▶ [AVAILABLE DATA]:
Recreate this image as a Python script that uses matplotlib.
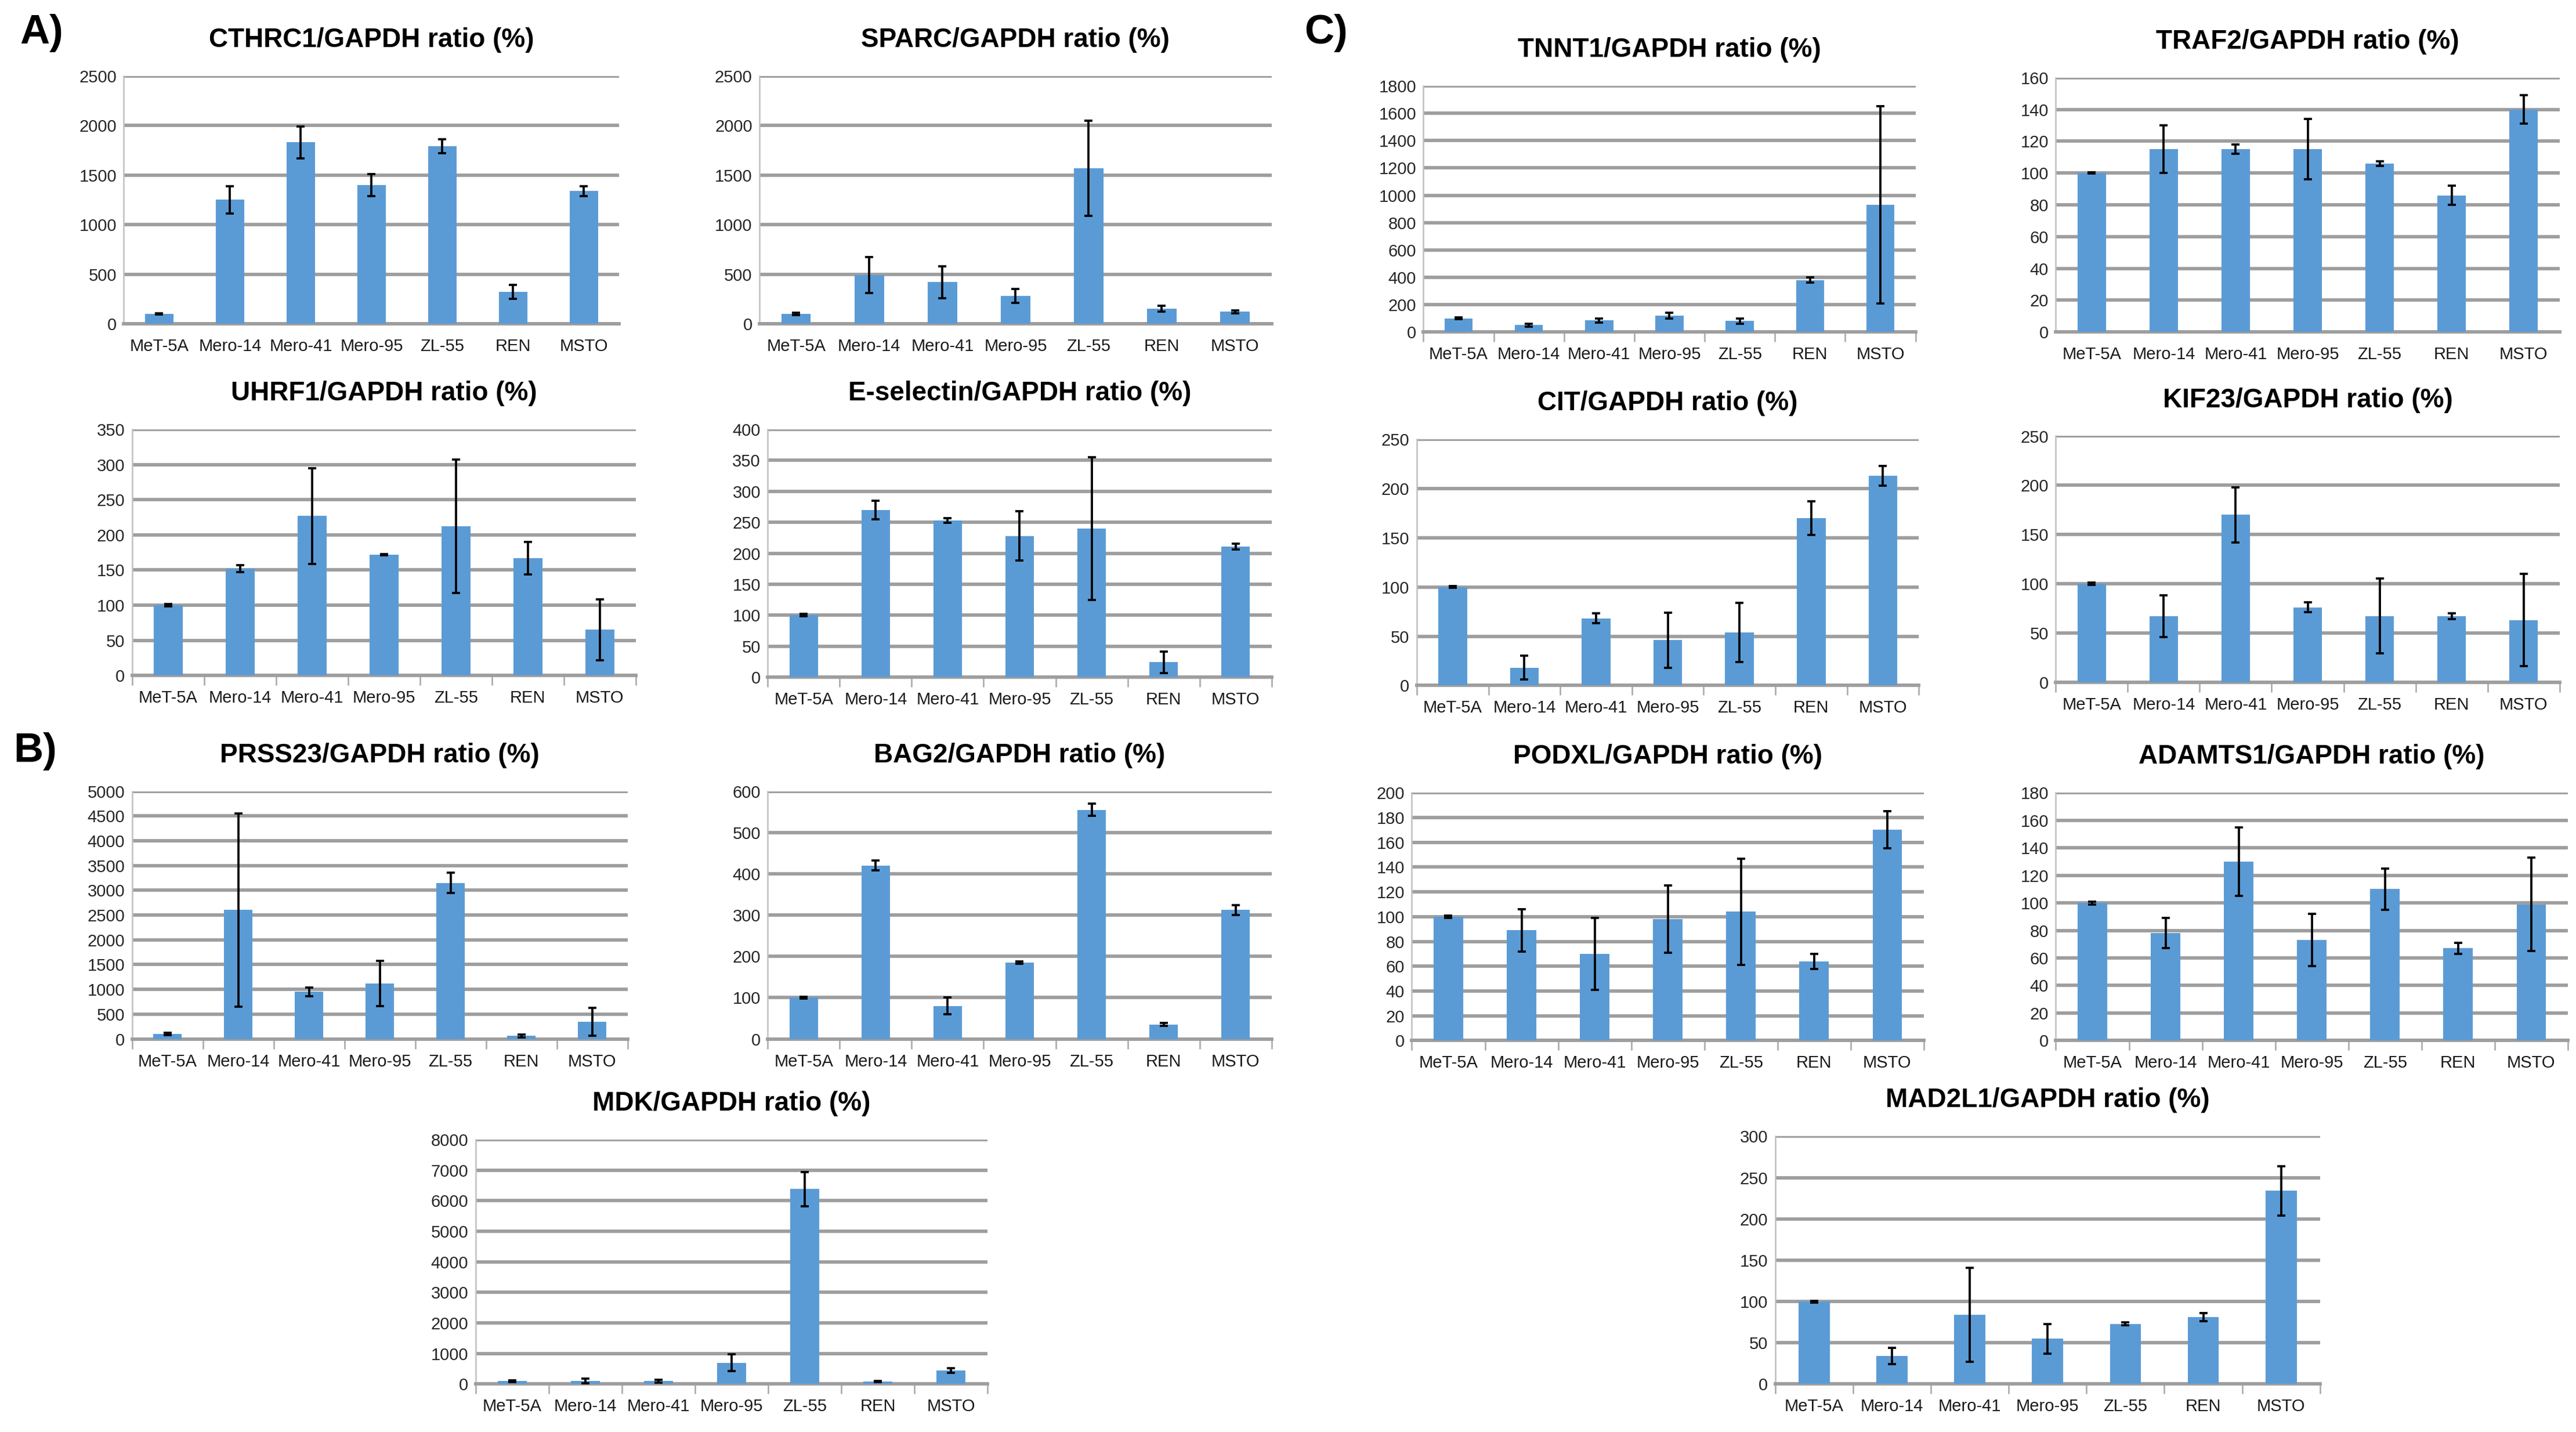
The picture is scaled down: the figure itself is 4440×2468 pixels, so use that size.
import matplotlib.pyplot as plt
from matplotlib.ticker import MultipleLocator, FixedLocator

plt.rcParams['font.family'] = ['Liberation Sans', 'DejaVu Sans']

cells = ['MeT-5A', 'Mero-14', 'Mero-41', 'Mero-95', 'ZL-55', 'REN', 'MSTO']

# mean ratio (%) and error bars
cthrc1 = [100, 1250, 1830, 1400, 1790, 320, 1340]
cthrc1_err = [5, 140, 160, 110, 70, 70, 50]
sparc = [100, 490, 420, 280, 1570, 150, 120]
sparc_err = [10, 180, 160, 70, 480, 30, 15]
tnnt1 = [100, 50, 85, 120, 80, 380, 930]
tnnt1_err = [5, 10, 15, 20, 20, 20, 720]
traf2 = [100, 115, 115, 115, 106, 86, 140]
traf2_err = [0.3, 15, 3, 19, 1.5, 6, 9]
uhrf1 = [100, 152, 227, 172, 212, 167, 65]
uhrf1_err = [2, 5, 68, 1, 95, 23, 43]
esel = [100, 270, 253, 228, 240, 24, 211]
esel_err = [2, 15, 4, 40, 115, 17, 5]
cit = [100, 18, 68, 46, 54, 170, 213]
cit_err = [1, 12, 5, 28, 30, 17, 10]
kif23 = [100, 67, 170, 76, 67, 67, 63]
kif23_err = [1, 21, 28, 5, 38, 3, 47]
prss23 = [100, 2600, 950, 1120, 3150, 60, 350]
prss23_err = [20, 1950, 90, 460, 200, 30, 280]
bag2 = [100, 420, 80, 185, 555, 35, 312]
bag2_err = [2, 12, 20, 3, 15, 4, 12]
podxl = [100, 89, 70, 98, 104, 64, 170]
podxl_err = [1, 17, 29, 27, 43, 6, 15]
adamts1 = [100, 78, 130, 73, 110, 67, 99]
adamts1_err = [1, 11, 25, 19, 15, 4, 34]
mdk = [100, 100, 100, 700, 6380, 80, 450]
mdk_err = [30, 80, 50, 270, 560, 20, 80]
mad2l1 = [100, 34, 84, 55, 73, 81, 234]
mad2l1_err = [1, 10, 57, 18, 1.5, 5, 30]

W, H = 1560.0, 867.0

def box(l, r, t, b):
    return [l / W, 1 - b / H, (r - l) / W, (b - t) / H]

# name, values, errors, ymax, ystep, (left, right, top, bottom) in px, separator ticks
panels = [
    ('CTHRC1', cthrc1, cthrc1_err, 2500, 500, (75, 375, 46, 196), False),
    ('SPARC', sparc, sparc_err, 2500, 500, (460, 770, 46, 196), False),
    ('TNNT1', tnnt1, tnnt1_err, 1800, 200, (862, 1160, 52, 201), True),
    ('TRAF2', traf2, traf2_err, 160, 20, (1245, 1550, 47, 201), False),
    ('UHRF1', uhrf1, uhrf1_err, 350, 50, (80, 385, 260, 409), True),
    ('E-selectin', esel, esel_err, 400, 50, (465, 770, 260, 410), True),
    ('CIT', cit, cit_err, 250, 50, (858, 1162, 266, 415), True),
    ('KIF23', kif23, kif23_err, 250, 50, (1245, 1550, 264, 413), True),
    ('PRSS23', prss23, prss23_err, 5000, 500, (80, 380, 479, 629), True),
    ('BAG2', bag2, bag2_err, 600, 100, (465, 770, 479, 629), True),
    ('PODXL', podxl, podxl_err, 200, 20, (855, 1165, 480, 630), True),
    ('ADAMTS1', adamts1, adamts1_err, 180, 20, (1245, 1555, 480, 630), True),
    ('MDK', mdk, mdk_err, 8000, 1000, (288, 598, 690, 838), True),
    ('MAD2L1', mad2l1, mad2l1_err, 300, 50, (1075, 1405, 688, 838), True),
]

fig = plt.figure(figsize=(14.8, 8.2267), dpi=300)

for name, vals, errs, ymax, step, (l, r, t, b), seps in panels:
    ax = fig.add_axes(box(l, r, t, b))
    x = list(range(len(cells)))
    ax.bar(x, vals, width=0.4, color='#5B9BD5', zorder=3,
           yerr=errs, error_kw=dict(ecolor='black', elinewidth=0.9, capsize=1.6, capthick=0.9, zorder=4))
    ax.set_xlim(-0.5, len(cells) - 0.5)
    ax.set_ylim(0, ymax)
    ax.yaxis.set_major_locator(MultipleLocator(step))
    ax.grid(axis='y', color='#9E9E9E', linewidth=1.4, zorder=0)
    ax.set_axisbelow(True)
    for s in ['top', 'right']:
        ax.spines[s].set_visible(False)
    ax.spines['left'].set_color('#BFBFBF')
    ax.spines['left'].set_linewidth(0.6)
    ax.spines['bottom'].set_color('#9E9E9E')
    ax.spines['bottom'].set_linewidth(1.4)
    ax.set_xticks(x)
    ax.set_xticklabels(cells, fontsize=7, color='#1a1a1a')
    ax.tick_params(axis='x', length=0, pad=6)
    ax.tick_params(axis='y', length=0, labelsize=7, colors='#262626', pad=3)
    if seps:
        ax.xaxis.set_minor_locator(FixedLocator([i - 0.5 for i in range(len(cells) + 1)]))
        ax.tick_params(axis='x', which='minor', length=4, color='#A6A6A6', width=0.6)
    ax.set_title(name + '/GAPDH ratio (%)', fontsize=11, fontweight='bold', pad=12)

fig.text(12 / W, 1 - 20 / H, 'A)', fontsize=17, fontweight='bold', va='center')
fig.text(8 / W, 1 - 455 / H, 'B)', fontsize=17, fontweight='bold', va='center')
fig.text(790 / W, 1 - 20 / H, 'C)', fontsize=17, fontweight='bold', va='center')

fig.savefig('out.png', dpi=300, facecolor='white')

▶ [WRITTEN INSTRUCTION]: Keep the pictures out of the copy and write out the data exactly as it stands.

▶ [SOLUTION FOR THIS EXERCISE]:
Recreate this image as a Python script that uses matplotlib.
The picture is scaled down: the figure itself is 4440×2468 pixels, so use that size.
import matplotlib.pyplot as plt
from matplotlib.ticker import MultipleLocator, FixedLocator

plt.rcParams['font.family'] = ['Liberation Sans', 'DejaVu Sans']

cells = ['MeT-5A', 'Mero-14', 'Mero-41', 'Mero-95', 'ZL-55', 'REN', 'MSTO']

# mean ratio (%) and error bars
cthrc1 = [100, 1250, 1830, 1400, 1790, 320, 1340]
cthrc1_err = [5, 140, 160, 110, 70, 70, 50]
sparc = [100, 490, 420, 280, 1570, 150, 120]
sparc_err = [10, 180, 160, 70, 480, 30, 15]
tnnt1 = [100, 50, 85, 120, 80, 380, 930]
tnnt1_err = [5, 10, 15, 20, 20, 20, 720]
traf2 = [100, 115, 115, 115, 106, 86, 140]
traf2_err = [0.3, 15, 3, 19, 1.5, 6, 9]
uhrf1 = [100, 152, 227, 172, 212, 167, 65]
uhrf1_err = [2, 5, 68, 1, 95, 23, 43]
esel = [100, 270, 253, 228, 240, 24, 211]
esel_err = [2, 15, 4, 40, 115, 17, 5]
cit = [100, 18, 68, 46, 54, 170, 213]
cit_err = [1, 12, 5, 28, 30, 17, 10]
kif23 = [100, 67, 170, 76, 67, 67, 63]
kif23_err = [1, 21, 28, 5, 38, 3, 47]
prss23 = [100, 2600, 950, 1120, 3150, 60, 350]
prss23_err = [20, 1950, 90, 460, 200, 30, 280]
bag2 = [100, 420, 80, 185, 555, 35, 312]
bag2_err = [2, 12, 20, 3, 15, 4, 12]
podxl = [100, 89, 70, 98, 104, 64, 170]
podxl_err = [1, 17, 29, 27, 43, 6, 15]
adamts1 = [100, 78, 130, 73, 110, 67, 99]
adamts1_err = [1, 11, 25, 19, 15, 4, 34]
mdk = [100, 100, 100, 700, 6380, 80, 450]
mdk_err = [30, 80, 50, 270, 560, 20, 80]
mad2l1 = [100, 34, 84, 55, 73, 81, 234]
mad2l1_err = [1, 10, 57, 18, 1.5, 5, 30]

W, H = 1560.0, 867.0

def box(l, r, t, b):
    return [l / W, 1 - b / H, (r - l) / W, (b - t) / H]

# name, values, errors, ymax, ystep, (left, right, top, bottom) in px, separator ticks
panels = [
    ('CTHRC1', cthrc1, cthrc1_err, 2500, 500, (75, 375, 46, 196), False),
    ('SPARC', sparc, sparc_err, 2500, 500, (460, 770, 46, 196), False),
    ('TNNT1', tnnt1, tnnt1_err, 1800, 200, (862, 1160, 52, 201), True),
    ('TRAF2', traf2, traf2_err, 160, 20, (1245, 1550, 47, 201), False),
    ('UHRF1', uhrf1, uhrf1_err, 350, 50, (80, 385, 260, 409), True),
    ('E-selectin', esel, esel_err, 400, 50, (465, 770, 260, 410), True),
    ('CIT', cit, cit_err, 250, 50, (858, 1162, 266, 415), True),
    ('KIF23', kif23, kif23_err, 250, 50, (1245, 1550, 264, 413), True),
    ('PRSS23', prss23, prss23_err, 5000, 500, (80, 380, 479, 629), True),
    ('BAG2', bag2, bag2_err, 600, 100, (465, 770, 479, 629), True),
    ('PODXL', podxl, podxl_err, 200, 20, (855, 1165, 480, 630), True),
    ('ADAMTS1', adamts1, adamts1_err, 180, 20, (1245, 1555, 480, 630), True),
    ('MDK', mdk, mdk_err, 8000, 1000, (288, 598, 690, 838), True),
    ('MAD2L1', mad2l1, mad2l1_err, 300, 50, (1075, 1405, 688, 838), True),
]

fig = plt.figure(figsize=(14.8, 8.2267), dpi=300)

for name, vals, errs, ymax, step, (l, r, t, b), seps in panels:
    ax = fig.add_axes(box(l, r, t, b))
    x = list(range(len(cells)))
    ax.bar(x, vals, width=0.4, color='#5B9BD5', zorder=3,
           yerr=errs, error_kw=dict(ecolor='black', elinewidth=0.9, capsize=1.6, capthick=0.9, zorder=4))
    ax.set_xlim(-0.5, len(cells) - 0.5)
    ax.set_ylim(0, ymax)
    ax.yaxis.set_major_locator(MultipleLocator(step))
    ax.grid(axis='y', color='#9E9E9E', linewidth=1.4, zorder=0)
    ax.set_axisbelow(True)
    for s in ['top', 'right']:
        ax.spines[s].set_visible(False)
    ax.spines['left'].set_color('#BFBFBF')
    ax.spines['left'].set_linewidth(0.6)
    ax.spines['bottom'].set_color('#9E9E9E')
    ax.spines['bottom'].set_linewidth(1.4)
    ax.set_xticks(x)
    ax.set_xticklabels(cells, fontsize=7, color='#1a1a1a')
    ax.tick_params(axis='x', length=0, pad=6)
    ax.tick_params(axis='y', length=0, labelsize=7, colors='#262626', pad=3)
    if seps:
        ax.xaxis.set_minor_locator(FixedLocator([i - 0.5 for i in range(len(cells) + 1)]))
        ax.tick_params(axis='x', which='minor', length=4, color='#A6A6A6', width=0.6)
    ax.set_title(name + '/GAPDH ratio (%)', fontsize=11, fontweight='bold', pad=12)

fig.text(12 / W, 1 - 20 / H, 'A)', fontsize=17, fontweight='bold', va='center')
fig.text(8 / W, 1 - 455 / H, 'B)', fontsize=17, fontweight='bold', va='center')
fig.text(790 / W, 1 - 20 / H, 'C)', fontsize=17, fontweight='bold', va='center')

fig.savefig('out.png', dpi=300, facecolor='white')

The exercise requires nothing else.